LIVE FROM CTIA SUPER MOBILITY WEEK: A morning roundtable heard how new thinking in US sports, influenced by the take-up of mobile devices, could, quite literally, see the shirt sold off an athlete’s back.

All speakers agreed much has changed over the past decade in the relationship between the mobile industry and professional sport, both from the performers’ point of view but also that of fans.

Simon Wardle, chief strategy officer of Octagon, a sports marketing and research firm, looked back to a 2004 alliance between US operator Nextel and Nascar. “It was a little bit of false fit,” he said.

Now however, he continued: “We are in the world of the smartphone and they are fan command central. We can stream video, surf the web, look at apps. This has redefined the sports fan experience.”.

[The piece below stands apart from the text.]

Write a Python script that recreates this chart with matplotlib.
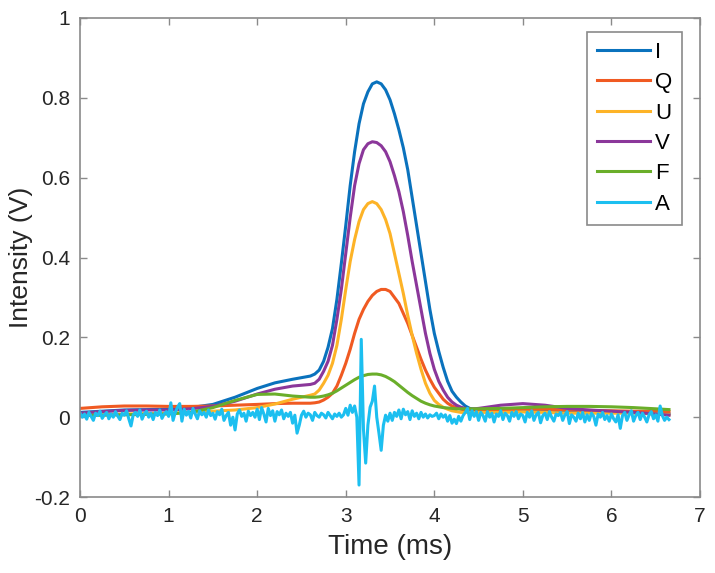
import numpy as np
import matplotlib
matplotlib.use("Agg")
import matplotlib.pyplot as plt

# time base for the smooth Stokes curves (ms)
t = [0, 0.25, 0.5, 0.75, 1.0, 1.25, 1.5, 1.75, 2.0, 2.2, 2.4,
     2.6, 2.65, 2.7, 2.75, 2.8, 2.85, 2.9, 2.95, 3.0, 3.05,
     3.1, 3.15, 3.2, 3.25, 3.3, 3.35, 3.4, 3.45, 3.5, 3.55,
     3.6, 3.65, 3.7, 3.75, 3.8, 3.85, 3.9, 3.95, 4.0, 4.05,
     4.1, 4.15, 4.2, 4.25, 4.3, 4.35, 4.4,
     4.5, 4.75, 5.0, 5.25, 5.5, 5.75, 6.0, 6.25, 6.5, 6.65]

I = [0.012, 0.015, 0.018, 0.019, 0.02, 0.024, 0.032, 0.05, 0.072, 0.086, 0.095,
     0.103, 0.108, 0.118, 0.14, 0.175, 0.222, 0.295, 0.385, 0.48, 0.58,
     0.665, 0.735, 0.785, 0.815, 0.835, 0.84, 0.835, 0.82, 0.795, 0.76,
     0.72, 0.675, 0.62, 0.55, 0.48, 0.41, 0.34, 0.27, 0.21, 0.165,
     0.125, 0.09, 0.065, 0.05, 0.038, 0.028, 0.022,
     0.018, 0.018, 0.02, 0.018, 0.015, 0.015, 0.013, 0.012, 0.01, 0.008]

Q = [0.022, 0.026, 0.028, 0.028, 0.027, 0.027, 0.028, 0.03, 0.032, 0.034, 0.035,
     0.035, 0.036, 0.038, 0.043, 0.05, 0.06, 0.078, 0.105, 0.135, 0.17,
     0.21, 0.245, 0.27, 0.29, 0.305, 0.315, 0.32, 0.32, 0.315, 0.3,
     0.285, 0.26, 0.235, 0.205, 0.175, 0.145, 0.118, 0.095, 0.075, 0.06,
     0.045, 0.035, 0.028, 0.024, 0.02, 0.018, 0.017,
     0.017, 0.018, 0.02, 0.02, 0.018, 0.017, 0.016, 0.015, 0.015, 0.014]

U = [0.005, 0.006, 0.008, 0.009, 0.01, 0.012, 0.015, 0.018, 0.024, 0.033, 0.045,
     0.055, 0.058, 0.068, 0.085, 0.105, 0.135, 0.18, 0.245, 0.32, 0.39,
     0.445, 0.49, 0.52, 0.535, 0.54, 0.535, 0.52, 0.495, 0.46, 0.41,
     0.36, 0.31, 0.255, 0.205, 0.16, 0.12, 0.085, 0.06, 0.042, 0.032,
     0.025, 0.02, 0.016, 0.014, 0.012, 0.012, 0.012,
     0.012, 0.012, 0.013, 0.012, 0.01, 0.01, 0.01, 0.01, 0.008, 0.006]

V = [0.01, 0.014, 0.017, 0.018, 0.018, 0.021, 0.027, 0.04, 0.058, 0.07, 0.078,
     0.082, 0.085, 0.095, 0.115, 0.14, 0.18, 0.245, 0.32, 0.41, 0.5,
     0.58, 0.635, 0.67, 0.685, 0.69, 0.688, 0.68, 0.665, 0.64, 0.605,
     0.565, 0.515, 0.455, 0.39, 0.33, 0.27, 0.21, 0.16, 0.12, 0.09,
     0.068, 0.05, 0.038, 0.03, 0.025, 0.022, 0.02,
     0.022, 0.03, 0.034, 0.03, 0.022, 0.018, 0.015, 0.012, 0.008, 0.005]

F = [0.004, 0.005, 0.006, 0.007, 0.008, 0.012, 0.024, 0.042, 0.057, 0.058, 0.053,
     0.05, 0.05, 0.051, 0.053, 0.056, 0.06, 0.066, 0.073, 0.08, 0.087,
     0.094, 0.1, 0.104, 0.107, 0.108, 0.108, 0.106, 0.102, 0.096, 0.089,
     0.08, 0.071, 0.062, 0.054, 0.047, 0.04, 0.035, 0.031, 0.028, 0.026,
     0.024, 0.023, 0.022, 0.021, 0.021, 0.021, 0.021,
     0.021, 0.022, 0.024, 0.026, 0.027, 0.027, 0.026, 0.024, 0.021, 0.019]

# A is sampled every 0.025 ms from 0 to 6.65 ms
A = [0.01, 0.0, 0.008, -0.005, 0.012, 0.002, -0.008, 0.01, 0.004, 0.015,
     -0.003, 0.006, 0.012, -0.004, 0.008, 0.0, 0.014, 0.003, -0.006, 0.01,
     0.005, 0.016, -0.004, -0.022, 0.006, 0.012, 0.002, 0.018, -0.005, 0.008,
     0.015, 0.0, 0.01, -0.006, 0.012, 0.004, 0.018, -0.003, 0.008, 0.014,
     0.002, 0.036, -0.008, 0.012, 0.025, 0.034, -0.01, 0.02, 0.005, 0.015,
     -0.002, 0.022, 0.008, -0.004, 0.016, 0.006, 0.012, 0.0, 0.018, 0.004,
     0.01, -0.005, 0.014, 0.006, 0.02, -0.008, 0.004, 0.012, -0.02, 0.0,
     -0.032, 0.008, 0.018, 0.002, 0.01, -0.01, 0.015, 0.004, 0.012, 0.0,
     0.02, -0.006, 0.024, 0.008, -0.012, 0.022, 0.004, 0.016, -0.01, 0.014,
     0.006, 0.018, -0.004, 0.01, 0.002, 0.012, -0.015, 0.005, -0.04, -0.02,
     0.005, 0.015, 0.0, 0.01, 0.006, -0.008, 0.012, 0.004, 0.0, 0.01,
     0.006, -0.002, 0.012, 0.004, -0.004, 0.008, 0.002, 0.01, 0.0, 0.006,
     0.022, 0.005, 0.03, 0.012, 0.028, 0.0, -0.17, 0.195, -0.03, -0.115,
     -0.02, 0.025, 0.04, 0.078, 0.0, -0.04, -0.083, -0.02, 0.005, -0.01,
     0.01, -0.008, 0.012, 0.002, 0.018, -0.004, 0.02, 0.006, 0.014, -0.006,
     0.016, 0.002, 0.01, -0.004, 0.012, 0.0, 0.008, -0.002, 0.006, 0.002,
     0.004, 0.01, -0.004, 0.008, 0.0, 0.006, -0.01, 0.004, -0.015, -0.005,
     -0.016, 0.002, -0.01, 0.004, 0.012, 0.022, -0.006, 0.016, 0.002, 0.014,
     -0.008, 0.012, 0.004, -0.01, 0.014, 0.0, 0.01, -0.012, 0.008, 0.002,
     0.016, -0.006, 0.01, 0.004, -0.01, 0.012, 0.002, 0.014, -0.004, 0.008,
     0.004, -0.012, 0.012, 0.0, 0.016, -0.008, 0.006, 0.012, -0.014, 0.004,
     0.01, -0.006, 0.014, 0.0, -0.01, 0.008, 0.004, 0.012, -0.008, 0.006,
     0.014, -0.016, 0.006, 0.0, -0.01, 0.01, -0.004, 0.012, -0.012, 0.006,
     -0.008, 0.01, 0.002, -0.02, 0.008, 0.0, 0.012, -0.006, 0.004, -0.01,
     0.008, -0.004, -0.012, 0.006, -0.028, 0.004, 0.012, -0.008, 0.006, 0.016,
     -0.01, 0.004, 0.012, -0.006, 0.01, 0.0, -0.012, 0.006, 0.014, -0.004,
     0.006, -0.01, 0.028, 0.004, -0.008, 0.0, -0.006]
t_a = np.linspace(0, 6.65, len(A))

names = ["I", "Q", "U", "V", "F", "A"]
colors = ["#0a72bd", "#f05a22", "#fdb327", "#8b379a", "#6aae2a", "#1cbff0"]

plt.rcParams['font.family'] = ['Liberation Sans', 'DejaVu Sans']

fig = plt.figure(figsize=(7.15, 5.73), dpi=100)
ax = fig.add_axes([0.112, 0.1326, 0.867, 0.836])

series = [I, Q, U, V, F]
for name, ys, c in zip(names[:5], series, colors[:5]):
    ax.plot(t, ys, color=c, lw=2.2, label=name)
ax.plot(t_a, A, color=colors[5], lw=2.2, label="A")

ax.set_xlim(0, 7)
ax.set_ylim(-0.2, 1)
ax.set_xticks(range(8))
ax.set_yticks([-0.2, 0, 0.2, 0.4, 0.6, 0.8, 1])
ax.set_yticklabels(["-0.2", "0", "0.2", "0.4", "0.6", "0.8", "1"])
ax.tick_params(direction="in", top=True, right=True, length=5, width=1,
               colors="#8a8a8a", labelcolor="#262626", labelsize=15, pad=7)
for s in ax.spines.values():
    s.set_color("#8a8a8a")
    s.set_linewidth(1.2)

ax.set_xlabel("Time (ms)", fontsize=20, color="#262626", labelpad=6)
ax.set_ylabel("Intensity (V)", fontsize=19, color="#262626", labelpad=1)

leg = ax.legend(loc="upper right", bbox_to_anchor=(0.971, 0.971), fontsize=16,
                handlelength=2.4, handletextpad=0.2, labelspacing=0.42,
                borderpad=0.45, fancybox=False, framealpha=1,
                borderaxespad=0)
leg.get_frame().set_edgecolor("#8a8a8a")
leg.get_frame().set_linewidth(1.2)

fig.savefig("out.png", dpi=100)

Indicative of the change is how Nascar’s thinking has moved on.

Colin Smith, managing director of Nascar Digital Media, said from next year all drivers will be fitted with tracking technology.

He related a recent incident when leading driver Jimmie Johnson was badly dyhydrated and had to be pulled out of car at the end of a race. In Johnson’s situation, tracking would have had an obvious health monitoring role, but Smith sees more to it:

“Fans have an unbelievable connection with drivers. They want to know everything about them. If they can know Jimmie Johnson’s heart rate at turn four in Daytona, they want to know that information, so we can actually make a consumer app out of that.”

Even more imaginative thinking was on offer from Emmitt Smith (pictured), a former US football star and founder of Prova, a firm which authenticates sports memorabilia.

He gave an example of inserting a smart tag inside a football to track its progress on the pitch. If the ball is subsequently bought a potential buyer can scan the ball with their smartphone and verify its authenticity.

“If you are going to pay $1,400 for a ball, you want to know it’s real.”

He gives another example; “NFL is starting to put sensors in guy’s shoulder pads to monitor where they are on the pitch.” That technology could reach mobile phones so a fan can see movement of a player on the field.

Smith pushes the concept further so that fans tracking a player can participate in an auction via their mobile devices of a player’s shirt, helmet or shoes, all particularly desirable after a memorable game.

Finally, the data generated during games is not just changing the fans’ perspective but that of the media who cover a sport, according to John Kosner, ESPN’s EVP of digital & print media:  “In our case, there is a whole genre of content created around the analytics sensors, it’s data journalism, which is a whole new field.”